Допрашивавшие Чапмена офицеры единодушно с этим согласились. Конечно, было рискованно посылать Чапмена обратно во Францию. Немцы могли разоблачить его, да и он сам был способен все им выложить. Он мог даже вновь перекинуться на другую сторону. Однако потенциальные преимущества, которые давала засылка собственного шпиона в святая святых германской секретной службы, перевешивали любую опасность. Тем же вечером из «лагеря 020» в команду на Сент-Джеймс-стрит, работавшую с двойными агентами, ушло письмо: «По нашему мнению, Чапмена следует использовать по максимуму… Он действительно желает работать против немцев в пользу Британии. Он обладает мужеством и находчивостью, которые делают его идеальным агентом».

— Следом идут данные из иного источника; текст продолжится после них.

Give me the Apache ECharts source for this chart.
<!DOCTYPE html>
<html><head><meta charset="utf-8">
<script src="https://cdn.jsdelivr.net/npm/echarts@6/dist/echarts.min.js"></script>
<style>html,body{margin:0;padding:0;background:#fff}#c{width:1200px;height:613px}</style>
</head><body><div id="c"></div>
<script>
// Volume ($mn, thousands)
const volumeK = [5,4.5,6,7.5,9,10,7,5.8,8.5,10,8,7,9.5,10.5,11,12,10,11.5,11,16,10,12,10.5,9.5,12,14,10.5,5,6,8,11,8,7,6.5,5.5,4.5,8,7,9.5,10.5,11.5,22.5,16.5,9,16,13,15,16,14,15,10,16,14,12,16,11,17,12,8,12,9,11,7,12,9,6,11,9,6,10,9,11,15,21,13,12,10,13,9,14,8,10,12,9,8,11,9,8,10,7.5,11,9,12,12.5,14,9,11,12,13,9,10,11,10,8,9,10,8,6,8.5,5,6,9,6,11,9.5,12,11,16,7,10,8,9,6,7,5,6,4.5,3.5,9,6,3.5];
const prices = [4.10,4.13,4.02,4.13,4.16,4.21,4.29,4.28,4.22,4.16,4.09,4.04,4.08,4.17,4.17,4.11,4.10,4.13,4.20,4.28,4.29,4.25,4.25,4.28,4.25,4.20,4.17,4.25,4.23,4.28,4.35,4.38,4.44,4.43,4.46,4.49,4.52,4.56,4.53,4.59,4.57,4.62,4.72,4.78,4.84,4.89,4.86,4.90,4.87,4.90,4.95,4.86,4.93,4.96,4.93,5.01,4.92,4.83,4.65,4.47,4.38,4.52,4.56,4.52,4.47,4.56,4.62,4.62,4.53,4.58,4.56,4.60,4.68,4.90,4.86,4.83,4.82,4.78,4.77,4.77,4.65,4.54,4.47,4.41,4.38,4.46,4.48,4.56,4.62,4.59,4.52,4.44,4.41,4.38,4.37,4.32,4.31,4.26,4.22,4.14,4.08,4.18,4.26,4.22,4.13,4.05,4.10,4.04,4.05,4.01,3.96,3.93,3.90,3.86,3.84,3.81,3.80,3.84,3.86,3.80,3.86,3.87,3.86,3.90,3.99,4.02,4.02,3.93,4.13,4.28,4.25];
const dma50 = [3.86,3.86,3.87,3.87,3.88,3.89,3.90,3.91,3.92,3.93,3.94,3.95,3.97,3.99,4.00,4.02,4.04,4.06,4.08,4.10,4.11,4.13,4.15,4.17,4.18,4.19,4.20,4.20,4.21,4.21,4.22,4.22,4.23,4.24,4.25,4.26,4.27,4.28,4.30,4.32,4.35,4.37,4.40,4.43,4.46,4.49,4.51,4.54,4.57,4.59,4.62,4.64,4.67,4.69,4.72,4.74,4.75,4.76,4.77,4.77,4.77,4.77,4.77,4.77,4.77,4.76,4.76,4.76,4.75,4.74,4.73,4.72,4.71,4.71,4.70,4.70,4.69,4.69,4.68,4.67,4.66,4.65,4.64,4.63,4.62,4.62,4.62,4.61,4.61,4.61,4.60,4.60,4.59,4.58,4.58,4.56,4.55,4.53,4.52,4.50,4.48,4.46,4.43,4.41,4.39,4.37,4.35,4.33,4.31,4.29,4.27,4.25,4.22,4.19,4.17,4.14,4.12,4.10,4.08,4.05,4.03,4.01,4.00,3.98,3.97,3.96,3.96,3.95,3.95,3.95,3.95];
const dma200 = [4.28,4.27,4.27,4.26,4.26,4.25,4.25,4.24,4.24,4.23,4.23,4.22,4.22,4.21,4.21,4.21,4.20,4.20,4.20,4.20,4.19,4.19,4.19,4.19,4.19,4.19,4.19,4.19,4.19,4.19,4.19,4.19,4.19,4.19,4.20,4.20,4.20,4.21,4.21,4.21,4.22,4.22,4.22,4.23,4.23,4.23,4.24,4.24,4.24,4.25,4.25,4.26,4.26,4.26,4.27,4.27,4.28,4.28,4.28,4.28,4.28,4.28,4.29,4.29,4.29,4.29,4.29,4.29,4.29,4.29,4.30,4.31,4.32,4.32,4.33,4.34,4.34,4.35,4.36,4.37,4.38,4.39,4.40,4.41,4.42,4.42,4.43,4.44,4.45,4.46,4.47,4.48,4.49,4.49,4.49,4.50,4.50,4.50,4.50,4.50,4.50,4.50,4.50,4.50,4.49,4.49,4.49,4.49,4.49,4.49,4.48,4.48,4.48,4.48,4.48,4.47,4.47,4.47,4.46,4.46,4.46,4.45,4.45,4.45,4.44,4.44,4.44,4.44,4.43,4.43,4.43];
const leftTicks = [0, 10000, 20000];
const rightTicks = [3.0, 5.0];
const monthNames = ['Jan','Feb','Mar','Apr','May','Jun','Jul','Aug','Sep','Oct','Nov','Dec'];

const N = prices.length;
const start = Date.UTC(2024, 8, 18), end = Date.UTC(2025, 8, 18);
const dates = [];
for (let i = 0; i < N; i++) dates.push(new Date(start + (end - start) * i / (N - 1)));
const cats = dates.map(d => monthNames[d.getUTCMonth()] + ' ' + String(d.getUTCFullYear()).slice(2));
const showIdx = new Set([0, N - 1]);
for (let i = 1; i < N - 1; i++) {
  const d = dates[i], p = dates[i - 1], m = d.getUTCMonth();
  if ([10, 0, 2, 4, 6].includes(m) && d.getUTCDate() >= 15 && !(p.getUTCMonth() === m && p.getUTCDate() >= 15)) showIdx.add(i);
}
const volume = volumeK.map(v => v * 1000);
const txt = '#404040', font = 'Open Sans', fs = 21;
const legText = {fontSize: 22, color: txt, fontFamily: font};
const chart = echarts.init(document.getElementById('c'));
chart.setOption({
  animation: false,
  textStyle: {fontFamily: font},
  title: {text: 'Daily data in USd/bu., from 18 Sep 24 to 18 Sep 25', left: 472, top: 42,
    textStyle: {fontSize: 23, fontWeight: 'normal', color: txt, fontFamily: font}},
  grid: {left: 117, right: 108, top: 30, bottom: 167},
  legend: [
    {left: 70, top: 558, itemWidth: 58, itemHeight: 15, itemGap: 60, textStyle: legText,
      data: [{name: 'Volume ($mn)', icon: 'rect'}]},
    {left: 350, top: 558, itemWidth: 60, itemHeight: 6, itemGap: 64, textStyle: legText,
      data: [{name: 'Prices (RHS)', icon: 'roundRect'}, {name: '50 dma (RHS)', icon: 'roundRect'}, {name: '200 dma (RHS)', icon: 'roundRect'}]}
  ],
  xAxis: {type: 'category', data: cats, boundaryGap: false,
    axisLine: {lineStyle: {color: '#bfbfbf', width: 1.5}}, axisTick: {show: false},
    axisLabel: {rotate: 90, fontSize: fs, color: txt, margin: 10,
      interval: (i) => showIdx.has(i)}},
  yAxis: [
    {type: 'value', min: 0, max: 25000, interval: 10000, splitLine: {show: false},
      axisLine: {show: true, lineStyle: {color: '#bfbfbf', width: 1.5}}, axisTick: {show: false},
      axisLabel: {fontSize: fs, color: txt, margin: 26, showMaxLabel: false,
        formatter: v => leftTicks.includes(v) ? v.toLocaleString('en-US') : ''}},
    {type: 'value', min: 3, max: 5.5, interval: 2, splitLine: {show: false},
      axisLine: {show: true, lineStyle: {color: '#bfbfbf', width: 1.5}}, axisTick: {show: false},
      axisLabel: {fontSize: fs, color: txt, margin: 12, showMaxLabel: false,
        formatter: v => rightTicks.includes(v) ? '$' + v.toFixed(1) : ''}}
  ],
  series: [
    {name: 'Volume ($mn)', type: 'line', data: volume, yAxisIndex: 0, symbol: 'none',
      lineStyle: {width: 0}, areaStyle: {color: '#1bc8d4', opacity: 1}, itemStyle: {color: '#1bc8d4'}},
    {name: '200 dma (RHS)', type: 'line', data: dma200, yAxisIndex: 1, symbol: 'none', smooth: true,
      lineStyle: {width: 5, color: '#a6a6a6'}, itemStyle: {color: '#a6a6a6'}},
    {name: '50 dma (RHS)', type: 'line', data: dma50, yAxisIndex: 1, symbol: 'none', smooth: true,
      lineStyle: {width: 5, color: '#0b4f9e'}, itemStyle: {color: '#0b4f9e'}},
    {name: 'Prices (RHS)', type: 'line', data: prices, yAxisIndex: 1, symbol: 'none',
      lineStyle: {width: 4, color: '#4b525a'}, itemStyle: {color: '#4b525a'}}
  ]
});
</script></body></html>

Тар Робертсон, следивший за каждым поворотом событий, пообещал на следующий день прислать одного из своих сотрудников, работающих с агентами, для знакомства с Чапменом. Однако до того, как вводить его в программу, Эдди следовало присвоить кодовое имя. По правилам клички агентам выбирались случайным образом, так, чтобы они ни в чем не ассоциировались с их истинными именами. Однако правила эти постоянно нарушались: так, кличка Сноу была частичной анаграммой фамилии Оуэнса; еще один агент проходил под кличкой Тейт, поскольку, по мнению Робертсона, он был похож на комика Гарри Тейта. По слухам, пользовавшийся сомнительной репутацией югославский агент Душко Попов получил кодовое имя Трицикл из-за своей любви к сексу втроем. Кодовое имя, выбранное в итоге для Эдди Чапмена, соответствовало ему как нельзя лучше.

Вечером 18 декабря Тар отправил всем сотрудникам подразделения В1А сообщение: «Мы выбрали для Фрицхена кличку Зигзаг».